Foxconn and millions who work at Apple's many suppliers make their homes in Zhengzhou, a place many in China call iPhone City.

When it's running at maximum efficiency, a half million phones originate each day from one place, "Zhengzhou, a city of six million people in an impoverished region of China," according to reporting from David Barboza in The New York Times. This industry was built with wide-reaching cooperation from local government, which has given out 1.5 billion dollars to support the operation, building large parts of the factory and housing for Foxconn's workers, among other projects intended to support the export of Apple's phones.
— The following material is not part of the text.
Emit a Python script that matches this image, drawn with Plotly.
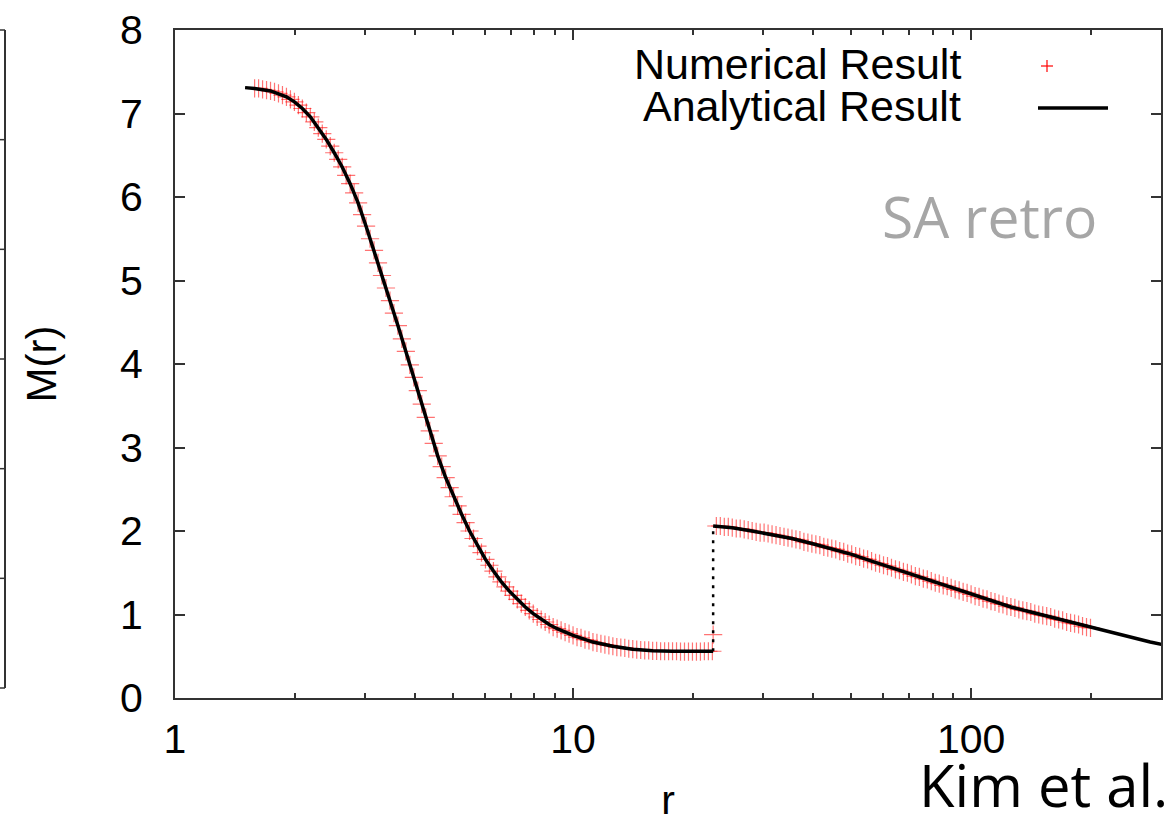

Apple is not alone in benefitting from Chinese subsidies: Dell, Samsung, and many other multinationals have production facilities in the country. "While Apple came later than many technology companies, it now generates nearly a quarter of its revenues from sales in China and has some of the fattest profit margins in the business," Barboza writes. Costs are kept down in part by government subsidies, information about which is kept secret. "As China’s largest private employer, Foxconn, a Taiwanese company, has enormous leverage in the negotiations for those incentives," Barboza reports.
Support for this kind of arrangement may be waning in both the China and the United States. China's President Xi Jinping and Incoming American President-elect Donald Trump have both stated their discomfort with globalism, threatening tariffs and other anti-trade legislation.